**What the task asks**: Retype each line of the material exactly, please, skipping any picture in it.

**Supplied information**:
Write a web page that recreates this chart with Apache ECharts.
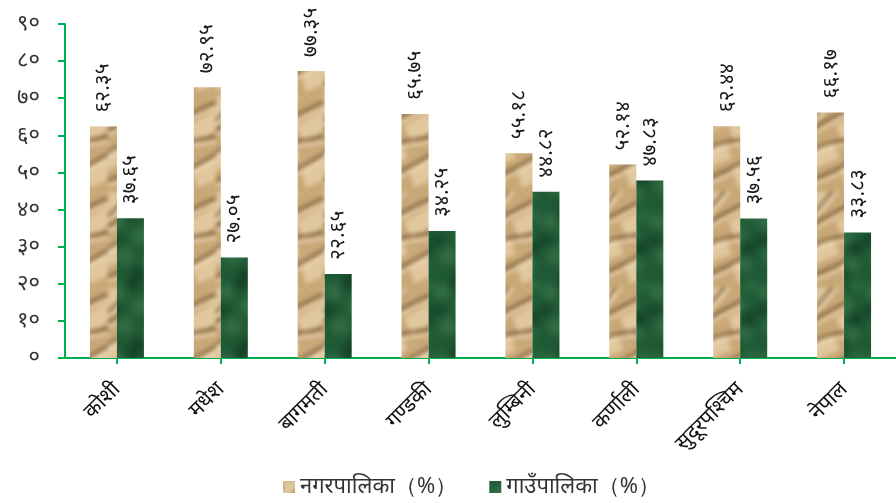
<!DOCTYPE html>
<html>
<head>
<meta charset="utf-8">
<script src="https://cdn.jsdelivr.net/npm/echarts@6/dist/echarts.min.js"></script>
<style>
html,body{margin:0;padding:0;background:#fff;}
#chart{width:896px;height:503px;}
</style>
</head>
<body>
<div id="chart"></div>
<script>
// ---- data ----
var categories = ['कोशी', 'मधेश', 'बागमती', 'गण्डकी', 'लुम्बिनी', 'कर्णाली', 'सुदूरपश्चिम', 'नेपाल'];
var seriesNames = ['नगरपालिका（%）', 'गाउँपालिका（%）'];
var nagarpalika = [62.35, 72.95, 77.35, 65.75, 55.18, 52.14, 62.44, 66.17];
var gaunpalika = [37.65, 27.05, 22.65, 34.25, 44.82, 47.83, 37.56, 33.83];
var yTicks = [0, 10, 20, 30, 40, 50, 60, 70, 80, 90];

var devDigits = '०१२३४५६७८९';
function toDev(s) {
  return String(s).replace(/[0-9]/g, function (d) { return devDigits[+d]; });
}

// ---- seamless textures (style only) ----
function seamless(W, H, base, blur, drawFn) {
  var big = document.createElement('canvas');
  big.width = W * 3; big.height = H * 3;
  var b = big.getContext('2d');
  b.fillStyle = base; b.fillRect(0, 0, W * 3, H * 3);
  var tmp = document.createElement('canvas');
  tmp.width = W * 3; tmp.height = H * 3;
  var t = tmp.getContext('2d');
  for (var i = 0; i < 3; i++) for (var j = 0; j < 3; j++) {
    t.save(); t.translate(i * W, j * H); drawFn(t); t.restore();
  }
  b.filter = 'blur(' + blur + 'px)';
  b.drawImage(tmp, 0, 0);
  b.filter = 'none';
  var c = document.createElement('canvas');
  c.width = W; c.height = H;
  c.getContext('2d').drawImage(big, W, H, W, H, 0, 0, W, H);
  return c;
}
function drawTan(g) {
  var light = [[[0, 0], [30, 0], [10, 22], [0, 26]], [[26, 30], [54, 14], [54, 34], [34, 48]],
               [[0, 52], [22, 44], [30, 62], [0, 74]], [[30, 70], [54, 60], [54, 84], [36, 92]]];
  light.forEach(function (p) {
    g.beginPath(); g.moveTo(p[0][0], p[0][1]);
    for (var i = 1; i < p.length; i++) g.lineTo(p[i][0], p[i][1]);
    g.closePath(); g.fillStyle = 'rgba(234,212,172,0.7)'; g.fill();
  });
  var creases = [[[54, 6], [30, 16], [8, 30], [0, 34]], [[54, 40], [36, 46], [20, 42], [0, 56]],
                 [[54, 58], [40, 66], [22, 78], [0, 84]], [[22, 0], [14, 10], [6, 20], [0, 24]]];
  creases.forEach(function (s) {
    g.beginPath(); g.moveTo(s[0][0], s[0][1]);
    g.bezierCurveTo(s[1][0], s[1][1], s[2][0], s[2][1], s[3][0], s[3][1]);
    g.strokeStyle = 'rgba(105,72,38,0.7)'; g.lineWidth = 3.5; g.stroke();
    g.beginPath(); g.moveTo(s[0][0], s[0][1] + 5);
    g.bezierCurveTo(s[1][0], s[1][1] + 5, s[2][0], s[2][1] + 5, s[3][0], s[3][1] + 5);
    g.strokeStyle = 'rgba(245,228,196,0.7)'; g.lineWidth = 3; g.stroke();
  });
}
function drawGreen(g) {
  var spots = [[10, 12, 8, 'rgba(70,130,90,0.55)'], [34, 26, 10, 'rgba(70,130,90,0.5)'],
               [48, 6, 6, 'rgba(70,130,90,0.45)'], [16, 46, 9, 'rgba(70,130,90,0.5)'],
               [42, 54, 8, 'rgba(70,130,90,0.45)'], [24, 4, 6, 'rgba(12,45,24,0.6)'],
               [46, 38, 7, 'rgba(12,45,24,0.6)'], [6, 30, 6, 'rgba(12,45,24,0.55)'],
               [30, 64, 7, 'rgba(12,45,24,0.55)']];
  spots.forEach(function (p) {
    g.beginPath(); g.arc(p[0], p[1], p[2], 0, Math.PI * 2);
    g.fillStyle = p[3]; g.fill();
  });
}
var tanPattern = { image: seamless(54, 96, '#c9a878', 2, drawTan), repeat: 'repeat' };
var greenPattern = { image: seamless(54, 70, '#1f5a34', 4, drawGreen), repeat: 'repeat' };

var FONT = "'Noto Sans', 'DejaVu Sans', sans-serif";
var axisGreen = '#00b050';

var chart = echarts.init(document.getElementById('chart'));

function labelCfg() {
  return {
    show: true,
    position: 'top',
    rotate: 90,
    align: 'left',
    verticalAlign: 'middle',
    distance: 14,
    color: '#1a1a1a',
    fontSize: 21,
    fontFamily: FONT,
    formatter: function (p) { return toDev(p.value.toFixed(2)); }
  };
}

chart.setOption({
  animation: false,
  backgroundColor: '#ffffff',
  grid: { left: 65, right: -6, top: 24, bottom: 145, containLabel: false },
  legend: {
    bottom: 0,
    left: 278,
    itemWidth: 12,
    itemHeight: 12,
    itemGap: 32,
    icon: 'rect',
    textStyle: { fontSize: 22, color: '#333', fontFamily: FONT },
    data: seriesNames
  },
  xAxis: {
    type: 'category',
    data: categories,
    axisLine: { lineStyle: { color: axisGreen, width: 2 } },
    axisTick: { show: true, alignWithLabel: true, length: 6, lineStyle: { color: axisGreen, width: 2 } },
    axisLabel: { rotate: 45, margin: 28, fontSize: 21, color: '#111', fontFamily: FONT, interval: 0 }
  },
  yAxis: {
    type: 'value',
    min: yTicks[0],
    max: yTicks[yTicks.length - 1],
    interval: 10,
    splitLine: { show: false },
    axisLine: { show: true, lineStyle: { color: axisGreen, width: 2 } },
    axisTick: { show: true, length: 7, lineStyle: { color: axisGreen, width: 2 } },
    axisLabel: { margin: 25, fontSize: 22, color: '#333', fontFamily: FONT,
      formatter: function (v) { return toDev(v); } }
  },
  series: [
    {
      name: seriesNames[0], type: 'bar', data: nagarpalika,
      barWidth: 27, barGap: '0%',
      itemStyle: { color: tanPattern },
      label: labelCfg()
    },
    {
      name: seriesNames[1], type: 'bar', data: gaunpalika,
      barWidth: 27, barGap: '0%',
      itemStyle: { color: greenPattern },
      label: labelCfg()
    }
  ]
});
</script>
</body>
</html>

**Response to this exercise**:
Write a web page that recreates this chart with Apache ECharts.
<!DOCTYPE html>
<html>
<head>
<meta charset="utf-8">
<script src="https://cdn.jsdelivr.net/npm/echarts@6/dist/echarts.min.js"></script>
<style>
html,body{margin:0;padding:0;background:#fff;}
#chart{width:896px;height:503px;}
</style>
</head>
<body>
<div id="chart"></div>
<script>
// ---- data ----
var categories = ['कोशी', 'मधेश', 'बागमती', 'गण्डकी', 'लुम्बिनी', 'कर्णाली', 'सुदूरपश्चिम', 'नेपाल'];
var seriesNames = ['नगरपालिका（%）', 'गाउँपालिका（%）'];
var nagarpalika = [62.35, 72.95, 77.35, 65.75, 55.18, 52.14, 62.44, 66.17];
var gaunpalika = [37.65, 27.05, 22.65, 34.25, 44.82, 47.83, 37.56, 33.83];
var yTicks = [0, 10, 20, 30, 40, 50, 60, 70, 80, 90];

var devDigits = '०१२३४५६७८९';
function toDev(s) {
  return String(s).replace(/[0-9]/g, function (d) { return devDigits[+d]; });
}

// ---- seamless textures (style only) ----
function seamless(W, H, base, blur, drawFn) {
  var big = document.createElement('canvas');
  big.width = W * 3; big.height = H * 3;
  var b = big.getContext('2d');
  b.fillStyle = base; b.fillRect(0, 0, W * 3, H * 3);
  var tmp = document.createElement('canvas');
  tmp.width = W * 3; tmp.height = H * 3;
  var t = tmp.getContext('2d');
  for (var i = 0; i < 3; i++) for (var j = 0; j < 3; j++) {
    t.save(); t.translate(i * W, j * H); drawFn(t); t.restore();
  }
  b.filter = 'blur(' + blur + 'px)';
  b.drawImage(tmp, 0, 0);
  b.filter = 'none';
  var c = document.createElement('canvas');
  c.width = W; c.height = H;
  c.getContext('2d').drawImage(big, W, H, W, H, 0, 0, W, H);
  return c;
}
function drawTan(g) {
  var light = [[[0, 0], [30, 0], [10, 22], [0, 26]], [[26, 30], [54, 14], [54, 34], [34, 48]],
               [[0, 52], [22, 44], [30, 62], [0, 74]], [[30, 70], [54, 60], [54, 84], [36, 92]]];
  light.forEach(function (p) {
    g.beginPath(); g.moveTo(p[0][0], p[0][1]);
    for (var i = 1; i < p.length; i++) g.lineTo(p[i][0], p[i][1]);
    g.closePath(); g.fillStyle = 'rgba(234,212,172,0.7)'; g.fill();
  });
  var creases = [[[54, 6], [30, 16], [8, 30], [0, 34]], [[54, 40], [36, 46], [20, 42], [0, 56]],
                 [[54, 58], [40, 66], [22, 78], [0, 84]], [[22, 0], [14, 10], [6, 20], [0, 24]]];
  creases.forEach(function (s) {
    g.beginPath(); g.moveTo(s[0][0], s[0][1]);
    g.bezierCurveTo(s[1][0], s[1][1], s[2][0], s[2][1], s[3][0], s[3][1]);
    g.strokeStyle = 'rgba(105,72,38,0.7)'; g.lineWidth = 3.5; g.stroke();
    g.beginPath(); g.moveTo(s[0][0], s[0][1] + 5);
    g.bezierCurveTo(s[1][0], s[1][1] + 5, s[2][0], s[2][1] + 5, s[3][0], s[3][1] + 5);
    g.strokeStyle = 'rgba(245,228,196,0.7)'; g.lineWidth = 3; g.stroke();
  });
}
function drawGreen(g) {
  var spots = [[10, 12, 8, 'rgba(70,130,90,0.55)'], [34, 26, 10, 'rgba(70,130,90,0.5)'],
               [48, 6, 6, 'rgba(70,130,90,0.45)'], [16, 46, 9, 'rgba(70,130,90,0.5)'],
               [42, 54, 8, 'rgba(70,130,90,0.45)'], [24, 4, 6, 'rgba(12,45,24,0.6)'],
               [46, 38, 7, 'rgba(12,45,24,0.6)'], [6, 30, 6, 'rgba(12,45,24,0.55)'],
               [30, 64, 7, 'rgba(12,45,24,0.55)']];
  spots.forEach(function (p) {
    g.beginPath(); g.arc(p[0], p[1], p[2], 0, Math.PI * 2);
    g.fillStyle = p[3]; g.fill();
  });
}
var tanPattern = { image: seamless(54, 96, '#c9a878', 2, drawTan), repeat: 'repeat' };
var greenPattern = { image: seamless(54, 70, '#1f5a34', 4, drawGreen), repeat: 'repeat' };

var FONT = "'Noto Sans', 'DejaVu Sans', sans-serif";
var axisGreen = '#00b050';

var chart = echarts.init(document.getElementById('chart'));

function labelCfg() {
  return {
    show: true,
    position: 'top',
    rotate: 90,
    align: 'left',
    verticalAlign: 'middle',
    distance: 14,
    color: '#1a1a1a',
    fontSize: 21,
    fontFamily: FONT,
    formatter: function (p) { return toDev(p.value.toFixed(2)); }
  };
}

chart.setOption({
  animation: false,
  backgroundColor: '#ffffff',
  grid: { left: 65, right: -6, top: 24, bottom: 145, containLabel: false },
  legend: {
    bottom: 0,
    left: 278,
    itemWidth: 12,
    itemHeight: 12,
    itemGap: 32,
    icon: 'rect',
    textStyle: { fontSize: 22, color: '#333', fontFamily: FONT },
    data: seriesNames
  },
  xAxis: {
    type: 'category',
    data: categories,
    axisLine: { lineStyle: { color: axisGreen, width: 2 } },
    axisTick: { show: true, alignWithLabel: true, length: 6, lineStyle: { color: axisGreen, width: 2 } },
    axisLabel: { rotate: 45, margin: 28, fontSize: 21, color: '#111', fontFamily: FONT, interval: 0 }
  },
  yAxis: {
    type: 'value',
    min: yTicks[0],
    max: yTicks[yTicks.length - 1],
    interval: 10,
    splitLine: { show: false },
    axisLine: { show: true, lineStyle: { color: axisGreen, width: 2 } },
    axisTick: { show: true, length: 7, lineStyle: { color: axisGreen, width: 2 } },
    axisLabel: { margin: 25, fontSize: 22, color: '#333', fontFamily: FONT,
      formatter: function (v) { return toDev(v); } }
  },
  series: [
    {
      name: seriesNames[0], type: 'bar', data: nagarpalika,
      barWidth: 27, barGap: '0%',
      itemStyle: { color: tanPattern },
      label: labelCfg()
    },
    {
      name: seriesNames[1], type: 'bar', data: gaunpalika,
      barWidth: 27, barGap: '0%',
      itemStyle: { color: greenPattern },
      label: labelCfg()
    }
  ]
});
</script>
</body>
</html>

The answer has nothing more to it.